Il y a deux mois, la Direction Nationale de l'Hydraulique a lancé une campagne de programmation, par les communes, des infrastructures d'hydrauliques et d'assainissement. La première région du Mali (Kayes) a été choisie comme zone test. Après 4 semaines d'enquêtes et de réunions dans les communes, il s'agit de faire le bilan avec les maires, cercle par cercle, commune par commune. Les Communes sont maîtres d'ouvrages depuis 2004, mais dans les faits elles n'ont pas souvent l'occasion de jouer ce rôle de planificateur, et, quand elles le font, c'est accompagnées par un projet. L'idée est de former les communes à la programmation sectorielle et de faire que cet exercice soit reproductible à moindre coût, annuellement, avec un soutien des services techniques déconcentrés de l'hydraulique et de l'assainissement. Au fil du temps et des visites de terrain, les projets et les acteurs de l'eau potable apprennent à travailler avec les maires, à faire en sorte que chaque opportunité soit un petit maillon de la formation dont les communes ont besoins pour devenir les moteurs du développement de la Commune. Et on se rend compte que les équipes communales ont une parfaite connaissance de tous ces problèmes d'eau et d'assainissement, qu'il suffit souvent d'un peu d'accompagnement pour que les choses avancent.
Au cours de cette réunion les discussions sont animées. Qu'est-ce qu'un point d'eau potable, combien de forages pour notre village, et les animaux ? On discute de la pérennité des puits, de l'âge des pompes, de la qualité de l'eau. Ça a l'air simple comme ça, mais on entend souvent dans les discussions des opinions bien tranchées sur des sujets délicats. Par exemple, un technicien me dit qu'un puits en eau 11 mois sur 12 doit être considéré comme un point d'eau pérenne, ils ont ce qu'il faut, me dit-il (en général les puits captent des nappes superficielles dont le niveau baisse fortement en saison chaude). Et le douzième mois, ils font comment, je lui demande ? surtout qu'en général ce douzième mois est le plus chaud, avril ou mai (jusqu'à 40°C à l'ombre). Mais un puits ça coûte cher, il faut bien répartir les financements disponibles, me répond-il. Pas facile.

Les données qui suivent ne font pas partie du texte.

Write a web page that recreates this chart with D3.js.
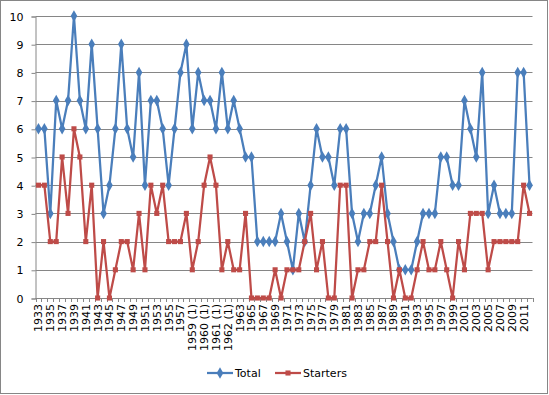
<!DOCTYPE html>
<html>
<head>
<meta charset="utf-8">
<script src="https://cdn.jsdelivr.net/npm/d3@7"></script>
<style>
  body { margin: 0; background: #fff; }
  text { font-family: "DejaVu Sans", Verdana, sans-serif; fill: #000; }
</style>
</head>
<body>
<svg width="549" height="395"></svg>
<script>
var years = [];
for (var y = 1933; y <= 1958; y++) years.push(String(y));
["1959 (1)", "1959 (2)", "1960 (1)", "1960 (2)", "1961 (1)", "1961 (2)", "1962 (1)", "1962 (2)"]
    .forEach(function(d) { years.push(d); });
for (var y = 1963; y <= 2012; y++) years.push(String(y));

var total = [6,6,3,7,6,7,10,7,6,9,6,3,4,6,9,6,5,8,4,7,7,6,4,6,8,9,6,8,7,7,
             6,8,6,7,6,5,5,2,2,2,2,3,2,1,3,2,4,6,5,5,4,6,6,3,2,3,3,4,
             5,3,2,1,1,1,2,3,3,3,5,5,4,4,7,6,5,8,3,4,3,3,3,8,8,4];
var starters = [4,4,2,2,5,3,6,5,2,4,0,2,0,1,2,2,1,3,1,4,3,4,2,2,2,3,1,2,4,5,
                4,1,2,1,1,3,0,0,0,0,1,0,1,1,1,2,3,1,2,0,0,4,4,0,1,1,2,2,
                4,2,0,1,0,0,1,2,1,1,2,1,0,2,1,3,3,3,1,2,2,2,2,2,4,3];
var yTicks = [0,1,2,3,4,5,6,7,8,9,10];

var series = [
    {name: "Total", values: total, color: "#4A7EBB", marker: "diamond"},
    {name: "Starters", values: starters, color: "#BE4B48", marker: "square"}
];

var svg = d3.select("svg");

svg.append("rect")
    .attr("x", 0.5).attr("y", 0.5)
    .attr("width", 547).attr("height", 393)
    .attr("fill", "#fff")
    .attr("stroke", "#868686");

var plotLeft = 35.5, plotRight = 532.5, plotTop = 16, plotBottom = 298;

var x = d3.scaleBand().domain(years).range([plotLeft, plotRight]);
var yScale = d3.scaleLinear().domain([0, 10]).range([plotBottom, plotTop]);

// gridlines
svg.append("g")
    .selectAll("line")
    .data(yTicks)
    .enter().append("line")
    .attr("x1", plotLeft).attr("x2", plotRight)
    .attr("y1", function(d) { return Math.round(yScale(d)) + 0.5; })
    .attr("y2", function(d) { return Math.round(yScale(d)) + 0.5; })
    .attr("stroke", "#868686")
    .attr("stroke-width", 1);

// y axis
var yAxis = svg.append("g")
    .attr("transform", "translate(" + plotLeft + ",0.5)")
    .call(d3.axisLeft(yScale).tickValues(yTicks).tickSize(4).tickPadding(8));
yAxis.select(".domain").attr("stroke", "#868686");
yAxis.selectAll(".tick line").attr("stroke", "#868686");
yAxis.selectAll(".tick text")
    .style("font-family", "DejaVu Sans, Verdana, sans-serif")
    .style("font-size", "11px")
    .attr("fill", "#000");

// x axis (tick marks at category boundaries)
var bounds = years.map(function(d) { return x(d); }).concat([plotRight]);
var xAxis = svg.append("g");
xAxis.append("line")
    .attr("x1", plotLeft).attr("x2", plotRight)
    .attr("y1", Math.round(plotBottom) + 0.5).attr("y2", Math.round(plotBottom) + 0.5)
    .attr("stroke", "#868686");
xAxis.selectAll("line.tk")
    .data(bounds)
    .enter().append("line")
    .attr("class", "tk")
    .attr("x1", function(d) { return Math.round(d) + 0.5; })
    .attr("x2", function(d) { return Math.round(d) + 0.5; })
    .attr("y1", plotBottom).attr("y2", plotBottom + 4)
    .attr("stroke", "#868686");

xAxis.selectAll("text")
    .data(years.filter(function(d, i) { return i % 2 === 0; }))
    .enter().append("text")
    .attr("transform", function(d) {
        return "translate(" + (x(d) + x.bandwidth() / 2 + 4) + "," + (plotBottom + 6) + ") rotate(-90)";
    })
    .attr("text-anchor", "end")
    .style("font-size", "11px")
    .text(function(d) { return d; });

// lines + markers
var line = d3.line()
    .x(function(d, i) { return x(years[i]) + x.bandwidth() / 2; })
    .y(function(d) { return yScale(d); });

var diamond = d3.symbol().type(d3.symbolDiamond).size(38);
var square = d3.symbol().type(d3.symbolSquare).size(26);

series.forEach(function(s) {
    svg.append("path")
        .attr("d", line(s.values))
        .attr("fill", "none")
        .attr("stroke", s.color)
        .attr("stroke-width", 2.25)
        .attr("stroke-linejoin", "round");

    svg.append("g")
        .selectAll("path")
        .data(s.values)
        .enter().append("path")
        .attr("d", s.marker === "diamond" ? diamond : square)
        .attr("transform", function(d, i) {
            return "translate(" + (x(years[i]) + x.bandwidth() / 2) + "," + yScale(d) + ")";
        })
        .attr("fill", s.color);
});

// legend
var legend = svg.append("g").attr("transform", "translate(207,373)");
var legendItems = [
    {s: series[0], x: 0},
    {s: series[1], x: 68}
];
legendItems.forEach(function(it) {
    var g = legend.append("g").attr("transform", "translate(" + it.x + ",0)");
    g.append("line")
        .attr("x1", 0).attr("x2", 26)
        .attr("y1", 0).attr("y2", 0)
        .attr("stroke", it.s.color)
        .attr("stroke-width", 2.25);
    g.append("path")
        .attr("d", it.s.marker === "diamond" ? diamond : square)
        .attr("transform", "translate(13,0)")
        .attr("fill", it.s.color);
    g.append("text")
        .attr("x", 28).attr("y", 4)
        .style("font-size", "11px")
        .text(it.s.name);
});
</script>
</body>
</html>
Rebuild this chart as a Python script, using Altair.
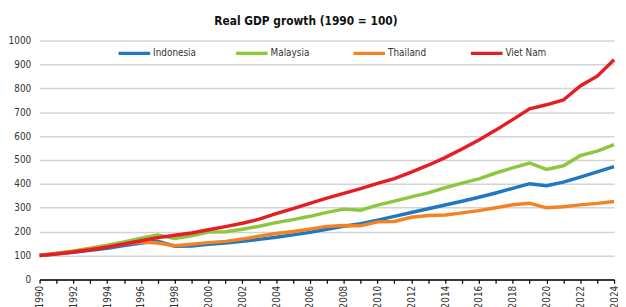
import altair as alt
import pandas as pd

years = list(range(1990, 2025))
countries = ["Indonesia", "Malaysia", "Thailand", "Viet Nam"]
colors = ["#1f78c1", "#8dc63f", "#f58220", "#e31e24"]

indonesia = [100, 106.9, 113.8, 121.6, 130.7, 141.4, 152.5, 159.6, 138.7, 140.0,
             147.1, 152.6, 159.7, 167.6, 176.2, 186.5, 197.0, 209.8, 222.6, 233.2,
             248.0, 263.7, 280.0, 296.0, 311.3, 327.0, 343.8, 361.9, 381.2, 400.8,
             392.4, 407.0, 428.5, 449.9, 472.5]
malaysia = [100, 109.5, 119.2, 131.0, 143.1, 157.1, 172.8, 185.4, 171.7, 182.2,
            198.4, 199.4, 210.2, 222.4, 237.5, 250.1, 264.1, 280.7, 294.2, 289.8,
            311.2, 327.7, 345.7, 362.0, 383.7, 403.3, 421.0, 445.4, 466.8, 487.3,
            460.5, 475.7, 518.0, 536.7, 564.0]
thailand = [100, 108.6, 117.4, 127.1, 137.3, 148.4, 156.8, 152.4, 140.8, 147.3,
            153.9, 159.1, 168.8, 181.0, 192.4, 200.5, 210.5, 221.9, 225.7, 224.1,
            240.9, 242.8, 260.3, 267.3, 270.0, 278.4, 287.9, 300.0, 312.6, 319.2,
            299.7, 304.5, 312.1, 318.3, 326.3]
vietnam = [100, 106, 115, 124, 135, 148, 162, 175, 185, 194,
           208, 221, 235, 252, 275, 296, 318, 340, 360, 380,
           402, 422, 449, 478, 510, 546, 584, 625, 669, 714,
           731, 751, 810, 851, 920]

series = {"Indonesia": indonesia, "Malaysia": malaysia, "Thailand": thailand, "Viet Nam": vietnam}
rows = []
for c in countries:
    for y, v in zip(years, series[c]):
        rows.append({"year": y, "value": v, "country": c})
df = pd.DataFrame(rows)

FONT = "DejaVu Sans Condensed, Liberation Sans Narrow, sans-serif"

chart = alt.Chart(df).mark_line(strokeWidth=3.5).encode(
    x=alt.X("year:Q",
            scale=alt.Scale(domain=[1990, 2024], nice=False, zero=False),
            axis=alt.Axis(values=years, format="d", labelAngle=-90, title=None,
                          labelExpr="datum.value % 2 == 0 ? datum.label : ''",
                          grid=False, domainColor="#000", domainWidth=1.5,
                          tickColor="#000", tickWidth=1.2, tickSize=4,
                          labelPadding=2, labelFontSize=10, labelColor="#333",
                          labelFont=FONT, labelOverlap=False)),
    y=alt.Y("value:Q",
            scale=alt.Scale(domain=[0, 1000], nice=False),
            axis=alt.Axis(values=list(range(0, 1001, 100)), title=None, format="d",
                          domain=False, ticks=False, labelPadding=9,
                          gridColor="#d4d4d4", gridWidth=1.5,
                          labelFontSize=10, labelColor="#333", labelFont=FONT)),
    color=alt.Color("country:N",
                    scale=alt.Scale(domain=countries, range=colors),
                    legend=alt.Legend(title=None, orient="none", legendX=78, legendY=-5,
                                      direction="horizontal", columns=4,
                                      gridAlign="all", columnPadding=33,
                                      symbolType="stroke", symbolSize=1024,
                                      symbolStrokeWidth=3.5, labelOffset=1,
                                      labelFontSize=10, labelColor="#333",
                                      labelFont=FONT, padding=0)),
).properties(
    width=582, height=242,
    autosize=alt.AutoSizeParams(type="none"),
    padding={"left": 32, "top": 31, "right": 4, "bottom": 26},
    title=alt.Title("Real GDP growth (1990 = 100)", anchor="start", frame="group",
                    dx=177, offset=8, fontSize=12, fontWeight="bold",
                    font=FONT, color="#111"),
).configure_view(stroke=None)

chart.save("out.html", embed_options={"renderer": "svg", "actions": False})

Autre point de discussion, les pompes manuelles en panne. Pour beaucoup, quand une pompe est en panne, c'est la faute des populations. Elles refusent de payer le service de l'eau (ce n'est pas toujours faux), et les gens retournent au puits ou au marigot dès que ça tombe en panne. Bref, pour la majorité des Européens, si ça ne marche pas c'est que les populations s'en foutent un peu de cette pauvre pompe. Pourtant, rien que sur la première région du Mali on compte plus de 1.700 pompes à main (ou à pied) qui ont plus de 15 ans, et parfois c'est 20, 25 ans, et sont encore, pour les deux tiers, en état de marche. Pour moi, 15 ans, c'est l'espérance de vie d'une pompe manuelle. Dans le cercle de Bafoulabe, les maires nous posent le problème. Que va-t-on faire de ces pompes ? Et l'avenir n'est pas très brillant.
Les bailleurs de fonds préfèrent de plus en plus l'urbain ou le semi-urbain. C'est plus simple à gérer car les investissements sont aussi importants pour un résultat visible rapidement. De fait, il y a de moins en moins de financements disponibles pour les zones rurales. Et le problème du financement se pose donc pour l'ensemble des infrastructures. C'est bien de programmer des travaux mais qu'en est-il des financements, qu'est ce qui est déjà acquis ? Qu'est ce qu'il va falloir mobiliser comme fonds pour 2011 et 2012 (pour 2010 c'est déjà trop tard). On sait en effet que pour 2010 très peu de financements sont disponibles et, si on tient compte de la vitesse des procédures internationales, ou même nationales, ce qui n'est pas déjà financé aujourd'hui pour 2010 n'est plus programmable. On en arrive donc à déprogrammer une partie des choix fait pour 2010, faute de fonds, à repousser d'une année.
Finalement, après quelques heures de discussions entrecoupées de coups de téléphone, les élections municipales approchent, chaque commune a sa programmation sur le papier, acceptée et validée par une ovation, mais qu'il sera nécessaire d'actualiser dans un an en fonction des financements qui auront été trouvés, des nouveaux besoins identifiés. On se quitte après un verre de thé, le sous-préfet vient nous saluer, s'excuse de n'avoir pas pu être plus présent. La journée se terminera chez MaÏ, restauration rapide à Mahina ... et une bière glacée au Khasso près de la gare. Demain, retour sur Bamako.